As I am only a 1st-year student in mathematics, although I feel somewhat comfortable with proofs, I feel that my proofs are almost never "completely" right. Which is that although I might get the rough sketch correct, frequently, there are details missing or false assumptions being used. And I am not so sure either if this proof that I came up with is acceptable.
Proof attempt: Let $k\in \Bbb{K}$ then there is a polynomial with a positive degree which has $k$ as root in $\Bbb{K}$. Now, $X^{\mid \Bbb{K} \mid}-X$ is one of them since $X^{\mid \Bbb{K} \mid}\equiv X \pmod f $ by Fermat's little theorem ($\Bbb{K}$ is a field).
We first prove that $k$ has a minimal polynomial.
Let $p\in\Bbb{K}$ be polynomial with a smallest positive degree such that $p(k)\equiv 0$ in $\Bbb{K}$. If $a\in\Bbb{Z}/p\Bbb{Z}$ is the leading coefficient of $p$, then $a$ has an inverse $a^{-1}$ in $\Bbb{Z}/p\Bbb{Z}$. Then the polynomial $g=a^{-1}p$ is monic and $g(k)\equiv0$. So $g$ is a minimal polynomial for $k$.
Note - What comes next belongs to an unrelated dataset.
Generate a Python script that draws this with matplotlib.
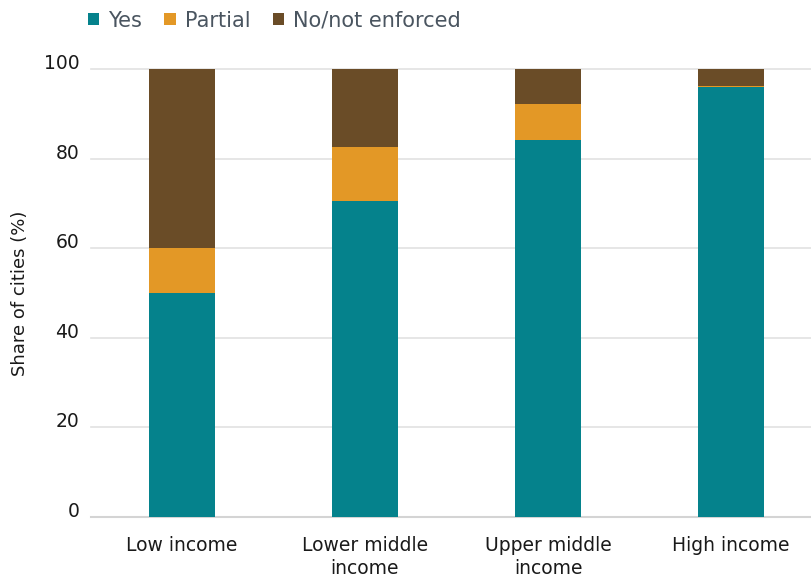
import matplotlib
matplotlib.use("Agg")
import matplotlib.pyplot as plt
import numpy as np

categories = ["Low income", "Lower middle\nincome", "Upper middle\nincome", "High income"]
yes = [50.0, 70.6, 84.1, 96.0]
partial = [10.0, 11.9, 8.1, 0.3]
no_enforced = [40.0, 17.5, 7.8, 3.7]
series_names = ["Yes", "Partial", "No/not enforced"]
colors = ["#05828C", "#E39826", "#6A4C27"]
y_ticks = [0, 20, 40, 60, 80, 100]

fig = plt.figure(figsize=(8.11, 5.81), dpi=100)
ax = fig.add_axes([90.5 / 811, 64 / 581, 1 - 90.5 / 811, 448 / 581])

x = np.arange(len(categories))
width = 0.36
bottom = np.zeros(len(categories))
handles = []
for vals, name, col in zip([yes, partial, no_enforced], series_names, colors):
    b = ax.bar(x, vals, width, bottom=bottom, color=col, label=name, zorder=3, linewidth=0)
    handles.append(b)
    bottom += np.array(vals)

ax.set_xlim(-0.5, (811 - 182) / 183)
ax.set_ylim(0, 100)
ax.set_yticks(y_ticks)
ax.yaxis.grid(True, color="#E2E2E2", linewidth=1.2, zorder=0)
for gl in ax.get_ygridlines():
    gl.set_clip_on(False)
ax.set_axisbelow(True)
for s in ["top", "right", "left"]:
    ax.spines[s].set_visible(False)
ax.spines["bottom"].set_color("#D4D4D4")
ax.spines["bottom"].set_linewidth(1.5)
ax.tick_params(axis="both", length=0)
ax.tick_params(axis="y", pad=8, labelsize=13.5, labelcolor="#1a1a1a")
ax.tick_params(axis="x", pad=14, labelsize=13.5, labelcolor="#1a1a1a")
ax.set_xticks(x)
ax.set_xticklabels(categories, linespacing=1.25)
for lbl in ax.get_yticklabels():
    lbl.set_verticalalignment("baseline")

fig.text(20 / 811, 1 - 293 / 581, "Share of cities (%)", rotation=90,
         ha="center", va="center", fontsize=13, color="#1a1a1a")

fig.legend(handles=handles, labels=series_names, loc="upper left",
           bbox_to_anchor=(73 / 811, 1.0 + 4 / 581), ncol=3, frameon=False,
           fontsize=15, labelcolor="#4A5560", handlelength=0.55, handleheight=0.55,
           handletextpad=0.45, columnspacing=1.05, borderaxespad=0.3)

fig.savefig("out.png", dpi=100)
Finally, we prove that if $g$ is a minimal polynomial for $k$ then $g$ is unique.
Let $g$ be a minimal polynomial for $k$ and suppose there is another minimal polynomial $h$ for $k$ (Then clearly $\deg(h)=\deg(g)$). Then $h$ can be written as: $$h=g+r$$ where $r$ positive degree polynomial with $\deg(r)<\deg(g)$. Then $r(k)\equiv0$ so $r$ is a polynomial with $k$ as a zero. But then we can again define another polynomial by multiplying $r$ with the inverse of the leading coefficient of $r$ but then that polynomial is a monic polynomial with $k$ as a zero and its degree is smaller than $\deg(g)$. But this is a contradiction so $r=0$ which implies that $h=g$. $\square$
Now what I am not completely certain is that what is the exact role of indeterminate "$X$"? I know that it "acts" as a placeholder in whatever ring or field that I am working on, as you can see in this example, it is partly being replaced by itself (or the polynomials consisting of $X$'s). For example, what does it mean for "$X$" to be replaced by "X" itself, an indeterminate?